Übrigens …

Die heilige Johanna der Schlachthöfe im Hessisches Landestheater Marburg

Episches Theaterglück

Galeria Classica heißt die neue, zusätzliche Spielstätte des Hessischen Landestheaters und ist sicher einer der ungewöhnlichsten Spielorte der deutschen Stadttheaterlandschaft. Bis vor kurzem wurden hier noch Sportwagen verkauft. Das schmucklose Gebäude mit der modernistischen Glasfassade ist nichts als ein zweigeschossiger, quadratischer Showroom. Unten Kasse, Foyer, Café, oben ein kleiner Ausstellungsraum und eine große Raumbühne, ein Ort wie gemacht für Brechts Heilige Johanna der Schlachthöfe.

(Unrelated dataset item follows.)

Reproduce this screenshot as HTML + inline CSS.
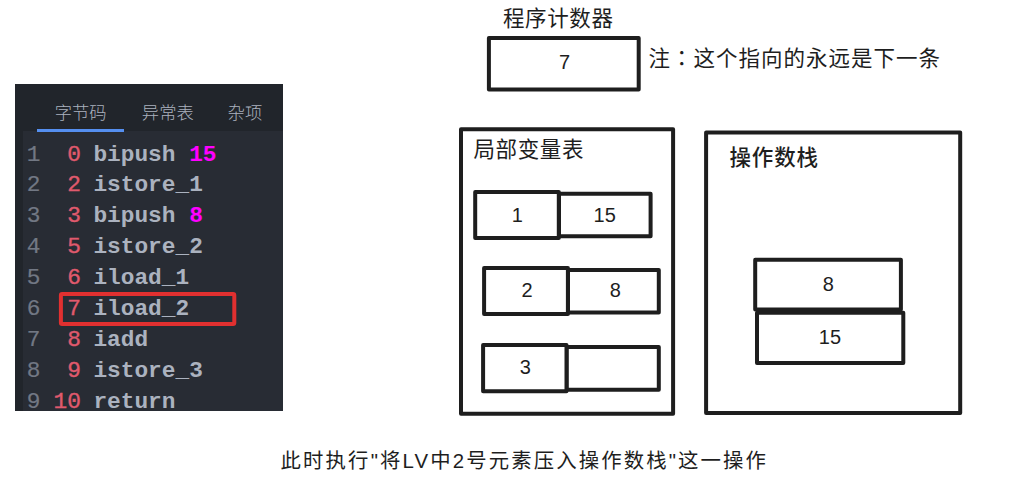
<!DOCTYPE html>
<html lang="zh-CN">
<head>
<meta charset="utf-8">
<title>字节码执行过程</title>
<style>
html,body{margin:0;padding:0;background:#fff;}
body{width:1025px;height:493px;position:relative;overflow:hidden;font-family:"Liberation Sans","Noto Sans CJK SC",sans-serif;}
#panel{position:absolute;left:15px;top:84px;width:268px;height:327px;background:#21252b;overflow:hidden;}
#code{position:absolute;left:8px;top:47px;right:0;bottom:0;background:#282c34;}
.tab{position:absolute;top:15.6px;height:26px;line-height:26px;font-size:17.3px;font-weight:300;color:#abb2bf;white-space:nowrap;width:80px;text-align:center;}
#uline{position:absolute;left:22px;top:45px;width:87px;height:3px;background:#558ff0;}
.row{position:absolute;left:0;right:0;height:30px;line-height:30px;font-family:"Liberation Mono",monospace;font-size:22.8px;white-space:pre;color:#abb2bf;}
.row span{position:absolute;top:0;}
.ln{color:#727884;-webkit-text-stroke:0.2px #727884;left:3.7px;}
.off{color:#e05a6d;-webkit-text-stroke:0.35px #e05a6d;right:202.1px;text-align:right;}
.tx{left:70.4px;font-weight:bold;}
.row .num{color:#ff00ff;position:static;}
svg{position:absolute;left:0;top:0;}
svg rect{fill:#fff;stroke:#1e1e1e;stroke-width:4;stroke-linejoin:round;}
svg rect.hl{fill:none;stroke:#e13030;stroke-width:4;}
svg text{fill:#1e1e1e;font-family:"Liberation Sans","Noto Sans CJK SC",sans-serif;}
.cj{font-size:21.5px;}
.dg{font-size:20px;text-anchor:middle;}
</style>
</head>
<body>
<div id="panel">
  <div class="tab" style="left:25.7px">字节码</div>
  <div class="tab" style="left:112.8px">异常表</div>
  <div class="tab" style="left:189.9px">杂项</div>
  <div id="code">
    <div class="row" style="top:8.5px"><span class="ln">1</span><span class="off">0</span><span class="tx">bipush <span class="num">15</span></span></div>
    <div class="row" style="top:39.4px"><span class="ln">2</span><span class="off">2</span><span class="tx">istore_1</span></div>
    <div class="row" style="top:70.3px"><span class="ln">3</span><span class="off">3</span><span class="tx">bipush <span class="num">8</span></span></div>
    <div class="row" style="top:101.2px"><span class="ln">4</span><span class="off">5</span><span class="tx">istore_2</span></div>
    <div class="row" style="top:132.1px"><span class="ln">5</span><span class="off">6</span><span class="tx">iload_1</span></div>
    <div class="row" style="top:163.0px"><span class="ln">6</span><span class="off">7</span><span class="tx">iload_2</span></div>
    <div class="row" style="top:193.9px"><span class="ln">7</span><span class="off">8</span><span class="tx">iadd</span></div>
    <div class="row" style="top:224.8px"><span class="ln">8</span><span class="off">9</span><span class="tx">istore_3</span></div>
    <div class="row" style="top:255.7px"><span class="ln">9</span><span class="off">10</span><span class="tx">return</span></div>
  </div>
  <div id="uline"></div>
</div>
<svg width="1025" height="493" viewBox="0 0 1025 493">
  <rect class="hl" x="60.9" y="294" width="173.4" height="30" rx="1.2"/>
  <text class="cj" x="503" y="26" textLength="110" lengthAdjust="spacing">程序计数器</text>
  <rect x="488.9" y="37.9" width="149.8" height="51.6"/>
  <text class="dg" x="564.5" y="69">7</text>
  <text class="cj" x="648.5" y="66" textLength="291.5" lengthAdjust="spacing">注<tspan lang="zh-TW" style="font-family:'Liberation Sans','Noto Sans CJK TC',sans-serif">：</tspan>这个指向的永远是下一条</text>

  <rect x="461.0" y="129.2" width="212.1" height="284.6"/>
  <text class="cj" x="473.5" y="156.7" textLength="110" lengthAdjust="spacing">局部变量表</text>
  <rect x="559.0" y="193.8" width="91.6" height="42.4"/>
  <rect x="475.2" y="192.0" width="83.6" height="46.0"/>
  <text class="dg" x="517.3" y="221.5">1</text>
  <text class="dg" x="604.7" y="221.5">15</text>
  <rect x="568.0" y="270.1" width="90.8" height="42.4"/>
  <rect x="484.1" y="268.1" width="83.8" height="45.8"/>
  <text class="dg" x="527" y="297.3">2</text>
  <text class="dg" x="615.4" y="297.3">8</text>
  <rect x="566.6" y="347.0" width="92.2" height="42.8"/>
  <rect x="483.1" y="345.1" width="83.4" height="46.1"/>
  <text class="dg" x="525.4" y="373.8">3</text>

  <rect x="706.1" y="132.6" width="254.1" height="280.4"/>
  <text class="cj" x="729.5" y="165" textLength="88.5" lengthAdjust="spacing" style="font-weight:500">操作数栈</text>
  <rect x="757.0" y="312.8" width="146.3" height="50.1"/>
  <rect x="755.2" y="259.7" width="145.7" height="49.8"/>
  <text class="dg" x="828.3" y="291.2">8</text>
  <text class="dg" x="829.9" y="343.8">15</text>

  <text class="cj" x="280.6" y="468" textLength="485.4" lengthAdjust="spacing" style="font-size:20.4px">此时执行"将LV中2号元素压入操作数栈"这一操作</text>
</svg>
</body>
</html>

Die fünf Schauspieler begrüßen das Publikum mit Rote-Bete-Eintopf in kleinen Plastiktassen, süß, dünn, aber schmackhaft. Nachdem die Tassen eingesammelt sind, beginnt das Spiel. Vorne ein improvisierter Küchenblock als Heilsarmee-Kantine, dahinter drei Reihen Metallspinde. Noch weiter hinten hängen künstliche Rinderhälften von der Decke. Fressen. Arbeit. Schlachthof. Wir sind sofort mitten drin. Die junge, herzliche, kluge und sehr naive Heilsarmistin Johanna appelliert an die Menschlichkeit des Fleischmoguls Mauler. Sie setzt damit eine ethisch-politisch grundierte Nebenhandlung in Gang, die der Haupthandlung, die eher eine kleinteilige, grobe und doch ausdifferenzierte Analyse ökonomischer Abläufe ist, immer wieder produktiv zwischen die Beine gerät, bis sie durch Johannas Tod gleichsam ausgemerzt wird.

Es ist eine grandiose Aufführung, kraftvoll, ironisch, zart, voll brennender Energie. Regisseur Marc Becker lässt Brechts Alltagssprache geradezu auf seinen Blankversen explodieren. Die Kostüme von Alin Perez sind aus schwarzem und weißem lackglänzenden Kunststoff und schützen die Schauspieler – wörtlich gesprochen – unterschiedlich gut vor materiellen Anwürfen (etwa von Rote-Bete-Suppe). Die Spinde dienen als Requisitenablage, Umkleide, sporadisch auch als Auf- und Abtrittsmöglichkeiten. Immer wieder wird mit Küchengeräten Krach gemacht oder ein Lichtwechsel ausgelöst. Dagegen setzt Marlene Hoffmann, die zu Herzen gehende Johanna, immer wieder ruhige, fast meditative Keyboardklänge, aus denen sich stets wie von selbst die Melodie von „Stairway to Heaven“ entwickelt. Und Daniel Sempf, der gleich sieben Rollen High-Energy-Bühnenleben schenkt, zirpt immer mal wieder mit einer kleinen Gitarre. Auch Tom Bartels und die überragende Victoria Schmidt fesseln in mehreren Rollen. Michael Köckritz trägt als Mauler seinen Lackanzug wie eine Rüstung. Er möchte ein guter Mensch sein. Aber Geld muss er auch haben. Viel. Natürlich. Wir kennen das. Jetzt noch etwas besser.

Das Wunder ist, dass dieses, gerade in seiner Schlussbotschaft, grausig provokante Stück so heutig wirkt. Dass die Probleme, Nöte, Bedürfnisse und Sehnsüchte dieser Figuren so nachvollziehbar sind. Dass die emotionslos ablaufenden, die Menschen vereinnahmenden wirtschaftlichen Prozesse sich offenbar nicht wesentlich geändert haben. Vor allem aber, dass die Aufführung überzeugend belegt: Der umstrittene Brecht ist gar nicht alt geworden. Trotz seiner wilden, oft menschenverachtenden Thesen und seiner verkopften Theorien bleibt er einer der ganz großen Menschenkenner und –erfinder des 20. Jahrhunderts mit einer fast kindlichen Sehnsucht nach dem Echten und Guten, nach der Freundlichkeit.

Wandrer, kommst du nach Marburg, besuche nicht nur das Schloss und die Elisabethkirche, genieße nicht nur die Altstadt mit ihren herrlichen alten Häusern und dem studentischen Flair. Wandrer, geh ins Theater!